Representatives of the three principal partners recently gathered at the library to make the announcement and to spell out details of how it will work.

Becky Nichols, librarian, joined

Gwen Carrington, reading coordinator for the Dallas County School System, and Mary Lane Peel, a reading coach and an elementary teacher in the Selma City Schools, in the children’s area of the library to talk about the plan.

Cooperating are the library, the Selma City Schools and the Dallas County School System which are providing bus transportation from their respective schools to the library. Also included in the plan are first graders in private schools and home-school groups.

“The aim is to create an alliance between the library, the school and the home,” said Nichols.

“This is a first for the state of Alabama, to bring these three together as partners, to enhance the efforts each is making to nurture our children,” she said.

For five years the library has had a program in place to get library cards into the hands of first-graders, but in Nichols’ opinion there have been too many barriers and since the program was based on awards given to the first class to reach 100 percent participation in each school, that left a lot of people out.

Additionally, Nichols said, it’s too difficult for many to get to the library – especially

those living in remote areas of Dallas County.

“We were only getting to a percentage of the first graders. Now we believe through this new joint effort we can reach them all with the help of the schools and parents,” Nichols said. “Library, teachers, parents can now work together to provide the best resources available to teach our children to read at a very early age and to use fully this wonderful resource (the library) that belongs to the community.”

Carrington described the successful effort in Dallas County School System to receive an Alabama Reading First grant (ARFI) to enable the system to select and obtain a scientific, research-based program to teach children to read at the earliest possible level.

Peel said that the city school system has the same grant and the same types of programs to teach the fundamentals of reading through the federal and state-funded program.

Carrington described the Alabama Reading First program as cutting to the core issues related to learning to read.

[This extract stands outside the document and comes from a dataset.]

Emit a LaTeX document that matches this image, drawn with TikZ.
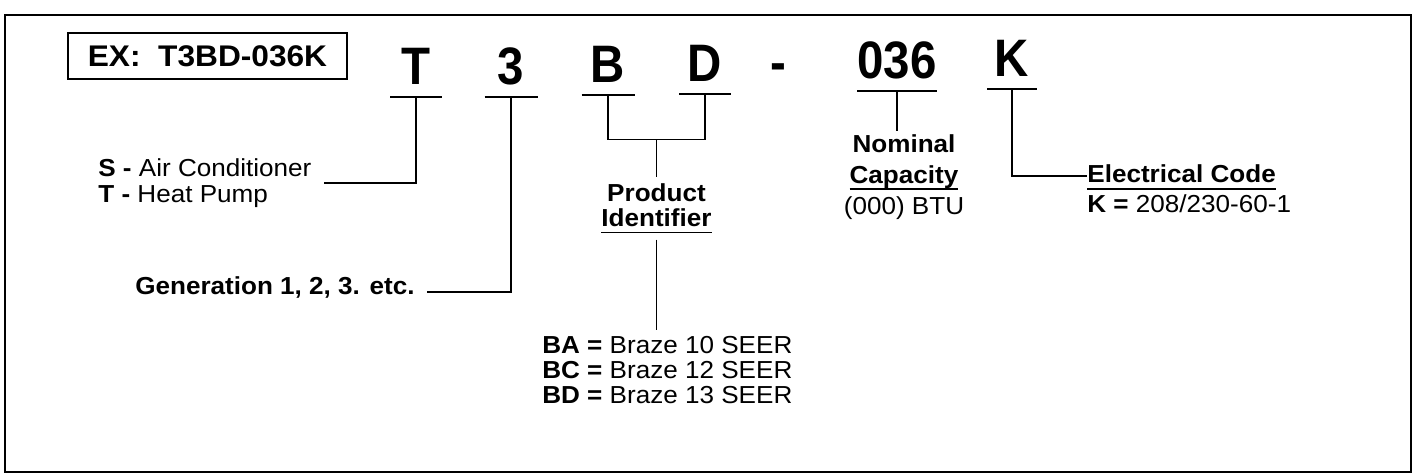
\documentclass[tikz,border=0pt]{standalone}
\usepackage{fontspec}
\setmainfont{Liberation Sans}[FakeStretch=1.06]
\newfontfamily\codefont{Liberation Sans}[FakeStretch=0.9]
\usetikzlibrary{
    positioning,
    calc
}
\newsavebox{\ulsave}
\newcommand{\ulined}[1]{\sbox{\ulsave}{#1}\rlap{\rule[-3.8pt]{\wd\ulsave}{0.9pt}}\usebox{\ulsave}}

\begin{document}
\begin{tikzpicture}[
    x=0.2mm, y=-0.2mm,
    frame/.style={draw, line width=1.3pt},
    exbox/.style={
        draw, rectangle, line width=1pt, minimum width=55.8mm,
        minimum height=9.2mm, inner sep=0pt,
        font=\bfseries\fontsize{17}{17}\selectfont
    },
    letter/.style={
        anchor=base, text depth=0pt, inner xsep=0pt, inner ysep=2.4mm,
        outer sep=0pt, font=\codefont\bfseries\fontsize{30}{30}\selectfont
    },
    desc/.style={
        inner sep=0pt, align=left, font=\fontsize{14}{14.2}\selectfont
    },
    line/.style={line width=1.05pt}
]

\useasboundingbox (0,0) rectangle (1417,476);
\draw[frame] (5,15) rectangle (1411,472);

% ============================== CODE ==============================
\node[exbox] (ex_box) at (207.5,56) {EX:\ \ T3BD-036K};

\node[letter, minimum width=10.4mm] (let_t) at (416,85) {T};
\node[letter, minimum width=10.6mm] (let_3) at (511,85) {3};
\node[letter, minimum width=10.6mm] (let_b) at (608,83) {B};
\node[letter, minimum width=10.4mm] (let_d) at (705,82) {D};
\node[letter] (let_dash) at (778,81) {-};
\node[letter, minimum width=14.8mm] (let_cap) at (897,79) {036};
\node[letter, minimum width=10mm] (let_k) at (1012,77) {K};

% underlines
\foreach \n in {let_t,let_3,let_b,let_d,let_cap,let_k}
    \draw[line] (\n.south west) -- (\n.south east);

% ============================== LABELS ==============================
\node[desc, anchor=base west] (lbl_ac) at (98,177) {\textbf{S -} Air Conditioner};
\node[desc, anchor=base west] (lbl_hp) at (98,203) {\textbf{T -} Heat Pump};
\node[desc, anchor=base west] (lbl_gen) at (135,295) {\textbf{Generation 1, 2, 3. etc.}};

\coordinate (bd_join) at ($(let_b.south)!0.5!(let_d.south)+(0,45)$);
\node[desc, align=center, inner ysep=1.2mm, below=7.6mm of bd_join] (lbl_prod) {\textbf{Product}\\\textbf{\ulined{Identifier}}};
\node[desc, anchor=north west, inner ysep=1.2mm] (lbl_seer) at (542,330)
    {\textbf{BA =} Braze 10 SEER\\\textbf{BC =} Braze 12 SEER\\\textbf{BD =} Braze 13 SEER};

\node[desc, align=center, inner ysep=0.6mm, below=8mm of let_cap, xshift=1.4mm, font=\fontsize{14}{17.6}\selectfont] (lbl_cap)
    {\textbf{Nominal}\\\textbf{\ulined{Capacity}}\\(000) BTU};

\node[desc, anchor=base west] (lbl_elec) at (1087,183) {\textbf{\ulined{Electrical Code}}};
\node[desc, anchor=base west] (lbl_volt) at ($(lbl_elec.base west)+(0,30)$) {\textbf{K =} 208/230-60-1};

% ============================== CONNECTORS ==============================
\draw[line] (let_t.south) |- ($(lbl_ac.base east)+(12,6)$);
\draw[line] (let_3.south) |- ($(lbl_gen.base east)+(12,-3)$);
\draw[line] (let_b.south) |- (bd_join) -| (let_d.south);
\draw[line] (bd_join) -- (lbl_prod.north);
\draw[line] (lbl_prod.south) -- (lbl_prod.south |- lbl_seer.north);
\draw[line] (let_cap.south) -- (let_cap.south |- lbl_cap.north);
\draw[line] (let_k.south) |- ($(lbl_elec.base west)+(0,-7)$);

\end{tikzpicture}
\end{document}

The focus is on five areas of need and five strategies to meet them based on the best scientific, educational research available. Involved are reading coaches and small groups which allow for individualized instruction. Parents are brought into play as support partners in the process where possible, so what is taught in the school is reinforced at home.

Both Carrington and Peel noted that there is much movement between city and county schools by students as families change location in the community.

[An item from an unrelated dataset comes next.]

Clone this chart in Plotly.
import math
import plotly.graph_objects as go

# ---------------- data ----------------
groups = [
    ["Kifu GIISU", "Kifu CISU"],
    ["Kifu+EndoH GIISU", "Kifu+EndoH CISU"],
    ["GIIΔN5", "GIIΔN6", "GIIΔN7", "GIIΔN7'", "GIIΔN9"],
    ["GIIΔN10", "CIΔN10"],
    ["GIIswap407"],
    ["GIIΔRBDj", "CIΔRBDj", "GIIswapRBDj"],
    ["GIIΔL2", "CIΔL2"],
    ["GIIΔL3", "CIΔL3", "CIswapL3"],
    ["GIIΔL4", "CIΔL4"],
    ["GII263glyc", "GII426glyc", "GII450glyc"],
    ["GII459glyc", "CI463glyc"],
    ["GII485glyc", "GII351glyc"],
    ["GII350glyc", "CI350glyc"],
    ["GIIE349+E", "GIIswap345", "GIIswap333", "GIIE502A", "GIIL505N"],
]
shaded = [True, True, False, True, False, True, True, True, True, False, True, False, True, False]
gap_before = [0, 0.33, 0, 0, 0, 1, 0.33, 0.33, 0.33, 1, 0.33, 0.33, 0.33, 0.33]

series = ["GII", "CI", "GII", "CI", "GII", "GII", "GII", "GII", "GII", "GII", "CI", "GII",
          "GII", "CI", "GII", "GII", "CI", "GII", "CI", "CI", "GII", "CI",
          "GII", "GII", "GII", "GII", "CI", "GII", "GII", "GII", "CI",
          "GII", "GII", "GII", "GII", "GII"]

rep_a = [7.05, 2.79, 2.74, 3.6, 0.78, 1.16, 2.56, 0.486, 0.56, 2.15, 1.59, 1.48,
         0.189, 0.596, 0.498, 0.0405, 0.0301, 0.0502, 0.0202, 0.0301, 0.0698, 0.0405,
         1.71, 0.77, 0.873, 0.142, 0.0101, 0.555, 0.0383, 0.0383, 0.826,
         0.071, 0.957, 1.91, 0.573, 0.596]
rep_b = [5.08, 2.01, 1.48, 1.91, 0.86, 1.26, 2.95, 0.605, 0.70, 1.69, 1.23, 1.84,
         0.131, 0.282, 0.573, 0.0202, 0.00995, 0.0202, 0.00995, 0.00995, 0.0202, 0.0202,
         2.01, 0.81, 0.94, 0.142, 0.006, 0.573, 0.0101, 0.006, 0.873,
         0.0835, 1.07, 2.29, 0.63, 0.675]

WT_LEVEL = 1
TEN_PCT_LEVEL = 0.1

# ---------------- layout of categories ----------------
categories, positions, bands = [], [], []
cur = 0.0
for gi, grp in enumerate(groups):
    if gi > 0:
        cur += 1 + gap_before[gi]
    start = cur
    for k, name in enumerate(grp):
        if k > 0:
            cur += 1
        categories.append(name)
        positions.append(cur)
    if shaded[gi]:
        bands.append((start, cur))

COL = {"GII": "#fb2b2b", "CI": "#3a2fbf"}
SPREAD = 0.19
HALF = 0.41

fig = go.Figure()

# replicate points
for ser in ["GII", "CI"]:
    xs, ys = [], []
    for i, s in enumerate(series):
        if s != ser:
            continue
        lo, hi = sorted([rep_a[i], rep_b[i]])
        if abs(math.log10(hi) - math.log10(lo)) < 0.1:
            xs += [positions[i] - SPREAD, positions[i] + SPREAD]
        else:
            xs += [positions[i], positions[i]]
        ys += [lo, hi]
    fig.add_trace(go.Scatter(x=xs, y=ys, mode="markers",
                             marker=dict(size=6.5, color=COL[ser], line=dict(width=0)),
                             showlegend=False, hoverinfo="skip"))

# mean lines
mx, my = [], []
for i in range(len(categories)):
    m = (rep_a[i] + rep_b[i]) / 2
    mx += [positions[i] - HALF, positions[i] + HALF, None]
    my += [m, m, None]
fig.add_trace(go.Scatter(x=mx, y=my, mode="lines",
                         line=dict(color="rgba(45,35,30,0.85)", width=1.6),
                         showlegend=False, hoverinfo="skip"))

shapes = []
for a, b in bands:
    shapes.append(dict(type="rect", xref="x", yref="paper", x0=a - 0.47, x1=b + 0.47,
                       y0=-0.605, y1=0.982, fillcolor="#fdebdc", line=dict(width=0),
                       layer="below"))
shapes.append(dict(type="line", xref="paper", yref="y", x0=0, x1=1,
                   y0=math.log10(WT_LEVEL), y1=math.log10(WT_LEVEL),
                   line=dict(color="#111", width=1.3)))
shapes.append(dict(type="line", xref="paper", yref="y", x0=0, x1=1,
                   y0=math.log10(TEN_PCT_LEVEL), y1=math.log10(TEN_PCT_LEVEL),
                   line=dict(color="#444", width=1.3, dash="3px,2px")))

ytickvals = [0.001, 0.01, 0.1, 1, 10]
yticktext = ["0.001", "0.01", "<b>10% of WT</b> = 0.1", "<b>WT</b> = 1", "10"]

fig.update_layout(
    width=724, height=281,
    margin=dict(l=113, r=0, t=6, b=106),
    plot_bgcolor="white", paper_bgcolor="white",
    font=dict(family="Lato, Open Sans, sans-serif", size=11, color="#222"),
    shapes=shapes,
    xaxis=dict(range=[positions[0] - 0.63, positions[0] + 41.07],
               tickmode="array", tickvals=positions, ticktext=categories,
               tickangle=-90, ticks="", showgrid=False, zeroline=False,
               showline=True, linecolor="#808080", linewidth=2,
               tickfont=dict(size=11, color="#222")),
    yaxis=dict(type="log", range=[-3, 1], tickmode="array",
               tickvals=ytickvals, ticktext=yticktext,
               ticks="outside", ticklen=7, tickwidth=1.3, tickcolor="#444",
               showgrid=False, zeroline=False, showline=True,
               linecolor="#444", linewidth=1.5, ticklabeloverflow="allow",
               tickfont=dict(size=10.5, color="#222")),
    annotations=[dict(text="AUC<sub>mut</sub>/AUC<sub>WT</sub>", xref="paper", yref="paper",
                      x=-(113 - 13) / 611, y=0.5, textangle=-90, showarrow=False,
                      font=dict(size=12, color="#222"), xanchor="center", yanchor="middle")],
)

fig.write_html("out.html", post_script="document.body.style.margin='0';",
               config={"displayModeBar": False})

The fact that both Dallas County and Selma educators have gone to the same meetings, and are operating using the same philosophy and techniques is a real plus, they said.

Add the library which is available to all and you have a wonderful possibility for creating the seamless web in teaching youngsters to read, Nichols reiterated.

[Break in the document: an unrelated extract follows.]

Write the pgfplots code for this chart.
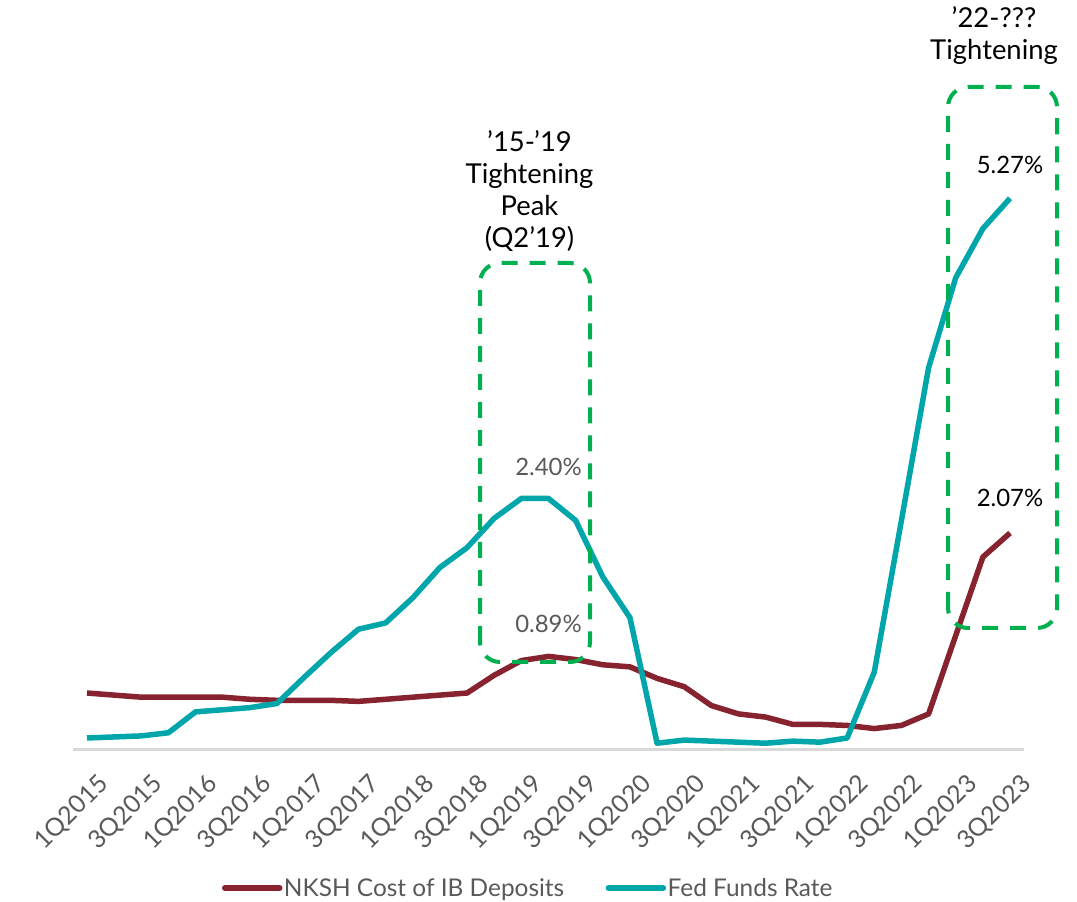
\documentclass[border=0pt]{standalone}
\usepackage{fontspec}
\setmainfont{Lato}
\usepackage{pgfplots}
\pgfplotsset{compat=1.18}
\usepackage{pgfplotstable}

\definecolor{nkshred}{HTML}{86232F}
\definecolor{fedteal}{HTML}{00A6AA}
\definecolor{boxgreen}{HTML}{00B050}
\definecolor{labelgray}{HTML}{595959}
\definecolor{axisgray}{HTML}{D9D9D9}

\newcommand\notefont{\fontsize{27.5}{32}\selectfont}
\newcommand\valuefont{\fontsize{24}{29}\selectfont}
\newcommand\tickfont{\fontsize{25}{30}\selectfont}
\newcommand\legendfont{\fontsize{24.5}{29}\selectfont}

% Quarterly rates in percent, 1Q2015 (q=0) to 3Q2023 (q=34)
\pgfplotstableread{
q  nksh  fed
0  0.54  0.11
1  0.52  0.12
2  0.50  0.13
3  0.50  0.16
4  0.50  0.36
5  0.50  0.38
6  0.48  0.40
7  0.47  0.44
8  0.47  0.69
9  0.47  0.93
10 0.46  1.15
11 0.48  1.21
12 0.50  1.45
13 0.52  1.74
14 0.54  1.93
15 0.71  2.21
16 0.85  2.40
17 0.89  2.40
18 0.86  2.19
19 0.81  1.65
20 0.79  1.26
21 0.68  0.06
22 0.60  0.09
23 0.42  0.08
24 0.34  0.07
25 0.31  0.06
26 0.24  0.08
27 0.24  0.07
28 0.23  0.11
29 0.20  0.74
30 0.23  2.19
31 0.34  3.65
32 1.09  4.51
33 1.84  4.98
34 2.07  5.27
}\rates

\begin{document}
\begin{tikzpicture}
\useasboundingbox (0bp,0bp) rectangle (1077bp,902bp);
\begin{axis}[
  at={(73.4bp,152.5bp)}, anchor=south west,
  scale only axis, width=950.2bp, height=627.6bp,
  xmin=-0.5, xmax=34.5, ymin=0, ymax=6,
  axis x line=bottom, axis y line=none,
  x axis line style={draw=axisgray, line width=2bp, -},
  xtick={0,2,...,34},
  xticklabels={1Q2015,3Q2015,1Q2016,3Q2016,1Q2017,3Q2017,1Q2018,3Q2018,1Q2019,3Q2019,1Q2020,3Q2020,1Q2021,3Q2021,1Q2022,3Q2022,1Q2023,3Q2023},
  major tick length=0pt,
  xticklabel style={rotate=45, anchor=north east, inner sep=0pt, font=\tickfont, text=labelgray, xshift=-9bp, yshift=-23bp},
  ytick=\empty,
  clip=false,
  legend columns=2,
  legend style={at={(0.4784,-0.2207)}, anchor=center, draw=none, fill=none,
    font=\legendfont, text=labelgray, nodes={inner sep=1.5bp},
    /tikz/every even column/.append style={column sep=40bp}},
  legend image code/.code={\draw[#1, line cap=round] (0bp,0bp) -- (55bp,0bp);},
]
\addplot[nkshred, line width=5.5bp, line join=round] table[x=q, y=nksh]{\rates};
\addlegendentry{NKSH Cost of IB Deposits}
\addplot[fedteal, line width=5.5bp, line join=round] table[x=q, y=fed]{\rates};
\addlegendentry{Fed Funds Rate}

\node[font=\valuefont, text=labelgray, yshift=32bp] at (axis cs:17,2.40) {2.40\%};
\node[font=\valuefont, text=labelgray, yshift=32bp] at (axis cs:17,0.89) {0.89\%};
\node[font=\valuefont, text=black, yshift=33bp] at (axis cs:34,5.27) {5.27\%};
\node[font=\valuefont, text=black, yshift=35bp] at (axis cs:34,2.07) {2.07\%};
\end{axis}

% Tightening-cycle callouts
\draw[boxgreen, line width=4bp, dash pattern=on 16bp off 12bp, rounded corners=20bp]
  (480bp,240bp) rectangle (590bp,639bp);
\draw[boxgreen, line width=4bp, dash pattern=on 16bp off 12bp, rounded corners=20bp]
  (948bp,274bp) rectangle (1057bp,815bp);

\begin{scope}[every node/.style={font=\notefont, anchor=base, inner sep=0pt}]
\node at (529.5bp,750bp) {’15-’19};
\node at (529.5bp,718bp) {Tightening};
\node at (529.5bp,686bp) {Peak};
\node at (529.5bp,654bp) {(Q2’19)};
\node at (994bp,874bp) {’22-???};
\node at (994bp,842bp) {Tightening};
\end{scope}
\end{tikzpicture}
\end{document}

Nichols calls it the triangle – library, schools/teachers and home/parent(s).

She described the way the program will work.

Through agreements with the city and county schools, buses will bring the first-graders to the library during the school day on a staggered schedule throughout the school year.

At the library children will receive a tour, a library card and other materials, including educational and health tips, to take home to share with their family.

“Quite simply, our purpose is selling them (the first graders) on coming back, and we need their teachers’ and parents’ support to do that,” she said.

“The program is being supported by the library’s centennial fund,” Nichols said.

“While the children are here for their visit, they will see a puppet show, do a craft which will involve making a necklace on which they can wear their new card around their neck,” she said.